Ali Larter’s storyline isn’t the only one where the powers of the characters involved make absolutely no sense with how the characters are acting. Officer Matt Parkman is supposedly psychic but is repeatedly caught off guard when characters betray him or do something unexpected. Shouldn’t it be impossible to surprise him?! The aforementioned Peter Petrelli supposedly has the ability to fly, but apparently needs his brother to carry him into the sky when he’s about to explode because he can’t do it by himself. The teaser for season two indicates that the other Petrelli (whose character traits bounce so all over the map I can’t even rationally write about him in this space) somehow survives a nuclear explosion even though nothing about his powers should lend him invulnerability. The Haitian has the ability to make people forget things but for some reason has to run away from the “Corporation” and be in fear of his life. Couldn’t he just make his pursuers forget they were supposed to be chasing him?
This points to a larger problem with the way in which Heroes is written: Plot inconsistencies don’t seem to be caught in advance through any sort of editing process and large segments of plot seem to disappear entirely. For example, during one series of episodes it is revealed that repeated exposure to the Haitian has made Mrs. Bennett develop a brain lesion which has drastically affected her ability to make new memories and retain old ones. While this is an interesting implication of the Haitian’s powers on its own merits, the writers also appeared to be using it to place an emotional wedge between Hayden Panettiere (Claire Bennett) and her father for authorizing the Haitian’s habitual use of his powers on Mrs. Bennett. However, as soon as the emotional void between Claire and her father was resolved the brain lesion apparently disappears, Mrs. Bennett acts normally again, and no explanation of what happened to the brain lesion is ever made.

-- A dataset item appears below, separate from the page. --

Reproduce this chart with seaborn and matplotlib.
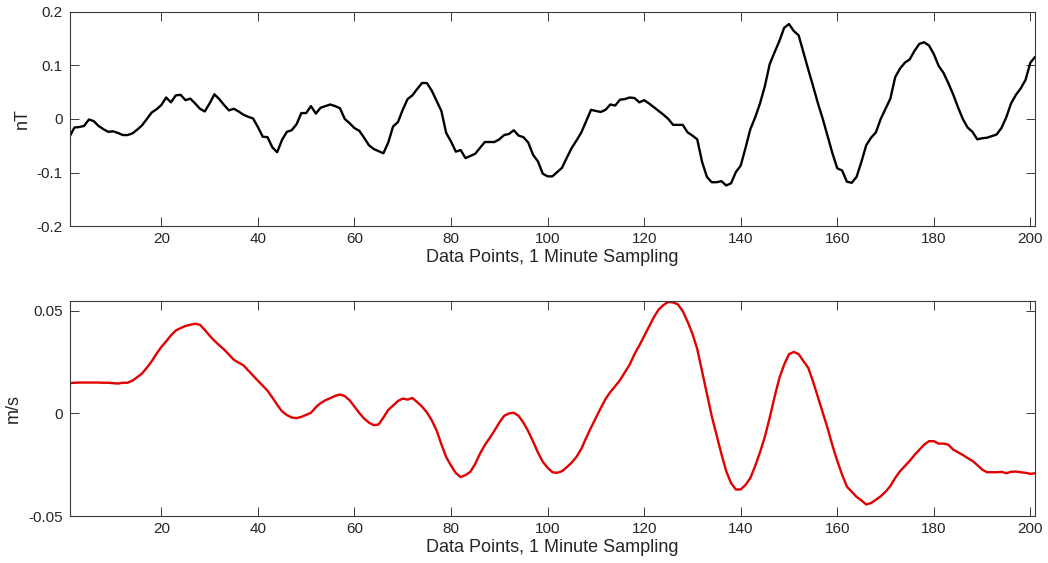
import numpy as np
import pandas as pd
import matplotlib
matplotlib.use("Agg")
import matplotlib.pyplot as plt
import seaborn as sns

# Sample index (1-minute sampling)
sample_index = list(range(1, 202))

# Magnetic field variation, nT
field_nT = [
    -0.033, -0.016, -0.015, -0.013, -0.001, -0.004, -0.013, -0.019, -0.024, -0.023,
    -0.026, -0.030, -0.030, -0.027, -0.020, -0.012, 0.000, 0.012, 0.018, 0.026,
    0.040, 0.031, 0.044, 0.045, 0.035, 0.038, 0.029, 0.019, 0.014, 0.029,
    0.046, 0.037, 0.026, 0.016, 0.019, 0.014, 0.008, 0.004, 0.001, -0.015,
    -0.033, -0.034, -0.053, -0.062, -0.039, -0.024, -0.021, -0.010, 0.011, 0.011,
    0.024, 0.010, 0.021, 0.024, 0.027, 0.024, 0.020, 0.000, -0.008, -0.017,
    -0.022, -0.035, -0.049, -0.056, -0.060, -0.064, -0.044, -0.014, -0.006, 0.017,
    0.037, 0.044, 0.056, 0.067, 0.067, 0.053, 0.034, 0.015, -0.026, -0.042,
    -0.061, -0.058, -0.073, -0.069, -0.065, -0.054, -0.043, -0.043, -0.043, -0.038,
    -0.030, -0.028, -0.021, -0.031, -0.034, -0.044, -0.067, -0.079, -0.102, -0.107,
    -0.107, -0.099, -0.091, -0.072, -0.054, -0.040, -0.025, -0.004, 0.017, 0.015,
    0.013, 0.017, 0.027, 0.025, 0.036, 0.037, 0.040, 0.039, 0.031, 0.035,
    0.029, 0.022, 0.015, 0.008, 0.000, -0.011, -0.011, -0.011, -0.025, -0.031,
    -0.038, -0.080, -0.108, -0.118, -0.118, -0.116, -0.124, -0.120, -0.099, -0.087,
    -0.054, -0.019, 0.003, 0.029, 0.061, 0.102, 0.124, 0.145, 0.170, 0.177,
    0.164, 0.156, 0.124, 0.092, 0.061, 0.029, 0.000, -0.032, -0.064, -0.092,
    -0.096, -0.117, -0.119, -0.108, -0.080, -0.049, -0.035, -0.025, 0.000, 0.019,
    0.038, 0.078, 0.094, 0.105, 0.111, 0.127, 0.140, 0.143, 0.137, 0.121,
    0.099, 0.086, 0.067, 0.046, 0.022, 0.000, -0.016, -0.024, -0.038, -0.036,
    -0.035, -0.032, -0.029, -0.017, 0.003, 0.029, 0.045, 0.057, 0.073, 0.105,
    0.116,
]

# Velocity, m/s
velocity_ms = [
    0.0147, 0.0149, 0.0150, 0.0150, 0.0150, 0.0150, 0.0150, 0.0149, 0.0149, 0.0147,
    0.0145, 0.0149, 0.0149, 0.0159, 0.0176, 0.0194, 0.0222, 0.0253, 0.0290, 0.0323,
    0.0350, 0.0380, 0.0403, 0.0415, 0.0425, 0.0431, 0.0436, 0.0431, 0.0406, 0.0378,
    0.0353, 0.0331, 0.0311, 0.0286, 0.0261, 0.0247, 0.0234, 0.0209, 0.0184, 0.0159,
    0.0135, 0.0110, 0.0077, 0.0042, 0.0010, -0.0008, -0.0020, -0.0023, -0.0017, -0.0007,
    0.0003, 0.0030, 0.0050, 0.0064, 0.0074, 0.0085, 0.0092, 0.0084, 0.0064, 0.0033,
    0.0002, -0.0025, -0.0045, -0.0057, -0.0054, -0.0020, 0.0017, 0.0038, 0.0060, 0.0072,
    0.0067, 0.0075, 0.0055, 0.0033, 0.0005, -0.0033, -0.0082, -0.0150, -0.0212, -0.0254,
    -0.0290, -0.0310, -0.0300, -0.0284, -0.0246, -0.0196, -0.0154, -0.0120, -0.0084, -0.0045,
    -0.0012, 0.0000, 0.0003, -0.0012, -0.0045, -0.0087, -0.0137, -0.0190, -0.0235, -0.0264,
    -0.0286, -0.0289, -0.0281, -0.0261, -0.0239, -0.0211, -0.0172, -0.0119, -0.0069, -0.0022,
    0.0025, 0.0070, 0.0104, 0.0132, 0.0162, 0.0199, 0.0237, 0.0288, 0.0330, 0.0376,
    0.0421, 0.0467, 0.0505, 0.0527, 0.0542, 0.0540, 0.0530, 0.0497, 0.0446, 0.0388,
    0.0313, 0.0204, 0.0095, -0.0013, -0.0105, -0.0197, -0.0281, -0.0339, -0.0370, -0.0370,
    -0.0348, -0.0314, -0.0256, -0.0189, -0.0114, -0.0022, 0.0079, 0.0171, 0.0237, 0.0288,
    0.0299, 0.0288, 0.0254, 0.0221, 0.0154, 0.0079, 0.0003, -0.0072, -0.0156, -0.0231,
    -0.0298, -0.0356, -0.0381, -0.0406, -0.0423, -0.0443, -0.0436, -0.0420, -0.0403, -0.0381,
    -0.0353, -0.0314, -0.0281, -0.0256, -0.0231, -0.0202, -0.0177, -0.0152, -0.0135, -0.0135,
    -0.0147, -0.0147, -0.0152, -0.0176, -0.0189, -0.0202, -0.0217, -0.0231, -0.0251, -0.0273,
    -0.0286, -0.0286, -0.0286, -0.0284, -0.0291, -0.0284, -0.0283, -0.0286, -0.0289, -0.0294,
    -0.0291,
]

x_ticks = [20, 40, 60, 80, 100, 120, 140, 160, 180, 200]
top_yticks = [-0.2, -0.1, 0, 0.1, 0.2]
top_yticklabels = ["-0.2", "-0.1", "0", "0.1", "0.2"]
bottom_yticks = [-0.05, 0, 0.05]
bottom_yticklabels = ["-0.05", "0", "0.05"]
x_label = "Data Points, 1 Minute Sampling"

df = pd.DataFrame({"sample": sample_index, "field": field_nT, "velocity": velocity_ms})

sns.set_theme(style="white")
plt.rcParams["font.family"] = ["Liberation Sans", "DejaVu Sans"]
plt.rcParams["axes.unicode_minus"] = False

text_color = "#262626"
axis_color = "#3a3a3a"

fig = plt.figure(figsize=(10.48, 5.63), dpi=100)
fig.patch.set_facecolor("white")

ax_top = fig.add_axes([0.0664, 0.5982, 0.9214, 0.3810])
ax_bot = fig.add_axes([0.0664, 0.0831, 0.9214, 0.3817])

sns.lineplot(data=df, x="sample", y="field", ax=ax_top, color="black", linewidth=1.7)
sns.lineplot(data=df, x="sample", y="velocity", ax=ax_bot, color="#e30000", linewidth=1.7)


def style_axes(ax, yticks, yticklabels, ylim, ylabel, ylabel_x):
    ax.set_xlim(1, 201)
    ax.set_ylim(*ylim)
    ax.set_xticks(x_ticks)
    ax.set_xticklabels([str(t) for t in x_ticks])
    ax.set_yticks(yticks)
    ax.set_yticklabels(yticklabels)
    for side in ["top", "bottom", "left", "right"]:
        ax.spines[side].set_visible(True)
        ax.spines[side].set_color(axis_color)
        ax.spines[side].set_linewidth(0.8)
    ax.tick_params(axis="both", which="major", direction="in", length=6.8, width=0.7,
                   color=axis_color, labelcolor=text_color, labelsize=11,
                   top=True, right=True, bottom=True, left=True)
    ax.tick_params(axis="x", pad=4)
    ax.tick_params(axis="y", pad=5)
    ax.set_xlabel(x_label, fontsize=13, color=text_color, labelpad=2)
    ax.set_ylabel("")
    ax.grid(False)
    fig.text(ylabel_x, ax.get_position().y0 + ax.get_position().height / 2, ylabel,
             rotation=90, ha="center", va="center", fontsize=13, color=text_color)


style_axes(ax_top, top_yticks, top_yticklabels, (-0.2, 0.2), "nT", 22 / 1048)
style_axes(ax_bot, bottom_yticks, bottom_yticklabels, (-0.05, 0.0545), "m/s", 13 / 1048)

fig.savefig("out.png", dpi=100, facecolor="white")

This becomes particularly problematic when the writers forget that there are interesting questions raised by the use of their characters powers. In the first episode of the series, it is revealed that one character can predict future events through his artwork. Upon discovering this power, two other characters (Hiro and Ando) begin following instructions through a comic book drawn by the prognosticating painter in order to save a girl’s life who the comic predicts will be put in danger by a runaway truck. While following the comic book’s artwork to the scene of the future accident, Hiro and Ando spot the vehicle in question and attempt to flag it down while it is driving away causing it to swerve directly at the girl in the comic book. As a result, it’s questionable whether the artist’s work actually predicts the future or whether Hiro and Ando’s belief that the comic book told the future made the events in the comic take place; after all the truck would never have threatened its potential victim’s life at all if Hiro and Ando hadn’t arrived at the scene comic book in hand. For the entirety of the first season I kept waiting for this issue to get addressed because it would be very interesting indeed to explore whether the artist is seeing the future or creating it. Whole plot lines could have been developed about the nature of free will and constructed reality. Somehow the writers of the television show never managed to get there, killing off the artist and leaving the viewer with little to no explanation of the actual implications of his powers.

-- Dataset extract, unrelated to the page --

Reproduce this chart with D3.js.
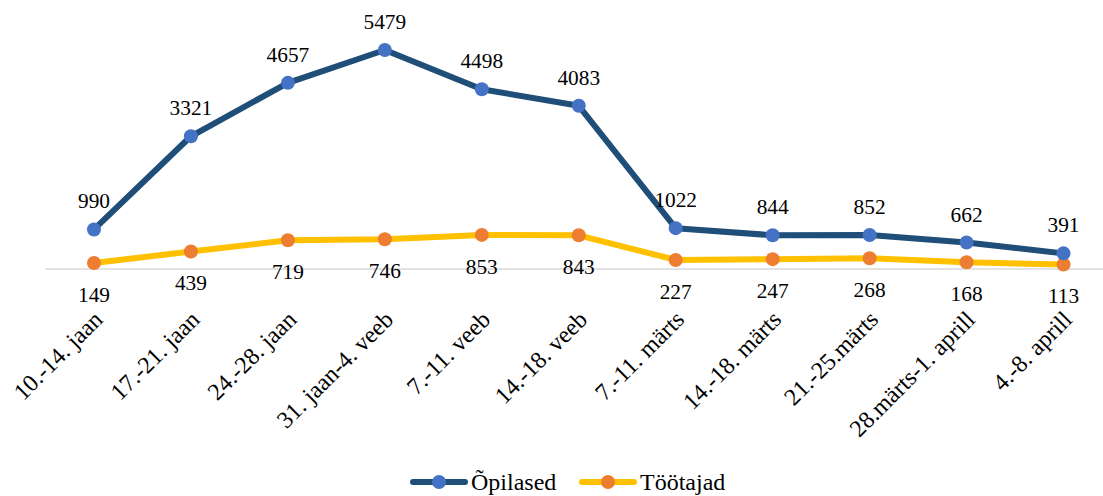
<!DOCTYPE html>
<html><head><meta charset="utf-8">
<script src="https://cdn.jsdelivr.net/npm/d3@7/dist/d3.min.js"></script>
<style>body{margin:0;background:#fff;} svg{display:block;font-family:"Liberation Serif","Times New Roman",serif;}</style>
</head><body><svg id="c" width="1103" height="496"></svg>
<script>
const categories = ["10.-14. jaan","17.-21. jaan","24.-28. jaan","31. jaan-4. veeb","7.-11. veeb","14.-18. veeb","7.-11. märts","14.-18. märts","21.-25.märts","28.märts-1. aprill","4.-8. aprill"];
const opilased = [990,3321,4657,5479,4498,4083,1022,844,852,662,391];
const tootajad = [149,439,719,746,853,843,227,247,268,168,113];
const seriesNames = ["Õpilased","Töötajad"];

const svg = d3.select("#c");
const x = d3.scaleBand().domain(categories).range([45.5, 1112]);
const y = d3.scaleLinear().domain([0, 5479]).range([269, 50]);
const cx = d => x(d) + x.bandwidth()/2;

svg.append("line").attr("x1",45.5).attr("x2",1103).attr("y1",y(0)).attr("y2",y(0))
  .attr("stroke","#D9D9D9").attr("stroke-width",1.5);

const series = [
  {name: seriesNames[0], vals: opilased, line:"#1F4E79", mark:"#4472C4", above:true},
  {name: seriesNames[1], vals: tootajad, line:"#FFC000", mark:"#ED7D31", above:false}
];
const lineGen = d3.line().x(d=>cx(d.c)).y(d=>y(d.v));
series.slice().reverse().forEach(s=>{
  const pts = categories.map((c,i)=>({c, v:s.vals[i]}));
  svg.append("path").datum(pts).attr("d",lineGen).attr("fill","none")
    .attr("stroke",s.line).attr("stroke-width",6).attr("stroke-linejoin","round").attr("stroke-linecap","round");
  svg.selectAll(null).data(pts).enter().append("circle")
    .attr("cx",d=>cx(d.c)).attr("cy",d=>y(d.v)).attr("r",7).attr("fill",s.mark);
});
series.forEach(s=>{
  const pts = categories.map((c,i)=>({c, v:s.vals[i]}));
  svg.selectAll(null).data(pts).enter().append("text")
    .attr("x",d=>cx(d.c)).attr("y",d=>y(d.v) + (s.above ? -21 : 39))
    .attr("text-anchor","middle").attr("font-size",21.33).attr("fill","#000").text(d=>d.v);
});

svg.selectAll(null).data(categories).enter().append("text")
  .attr("transform",d=>`translate(${cx(d)+10},${321}) rotate(-45)`)
  .attr("text-anchor","end").attr("font-size",24).attr("fill","#000").text(d=>d);

const leg = [{x:410}, {x:579}];
series.forEach((s,i)=>{
  const lx = leg[i].x, ly = 482;
  svg.append("line").attr("x1",lx+3).attr("x2",lx+55).attr("y1",ly).attr("y2",ly)
    .attr("stroke",s.line).attr("stroke-width",6).attr("stroke-linecap","round");
  svg.append("circle").attr("cx",lx+29).attr("cy",ly).attr("r",7).attr("fill",s.mark);
  svg.append("text").attr("x",lx+61).attr("y",ly+8).attr("font-size",24).attr("fill","#000").text(s.name);
});
</script></body></html>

Similarly, the writers missed another golden opportunity with another character who could be described as a “shapeshifter.” In one episode, it is suggested that the shapeshifter’s “default look” (predictably, a hot woman) isn’t the way that the shapeshifter usually looks. In fact, given how much the shapeshifter seems to eat on the show, she might be larger than a Macy’s Day Parade balloon. All of this is forgotten in a later episode when the shapeshifter is knocked unconscious and the images she generated disappears only to turn her back into the same familiar hot woman. So much for finding out that the shapeshifter really looks like the sort of “alternative beauty” that not even the Suicide Girls would showcase.
(As a side point, the concept of a “shapeshifter” has always annoyed me; after all, in order to copy another person’s appearance you’d have to have a very good idea of what they looked like to get all the details right. Time after time in movies and television shows, shapeshifters are able to instantly replicate the exact features of anyone they’ve seen even once accurately enough to fool all their friends and loved ones. They even manage to copy their mannerisms. I’m just stunned I’ve never seen a movie where a shapeshifter gets caught as an imposter because they continue to use their right hand and the person they’re copying is left handed. That’s all I’m saying.)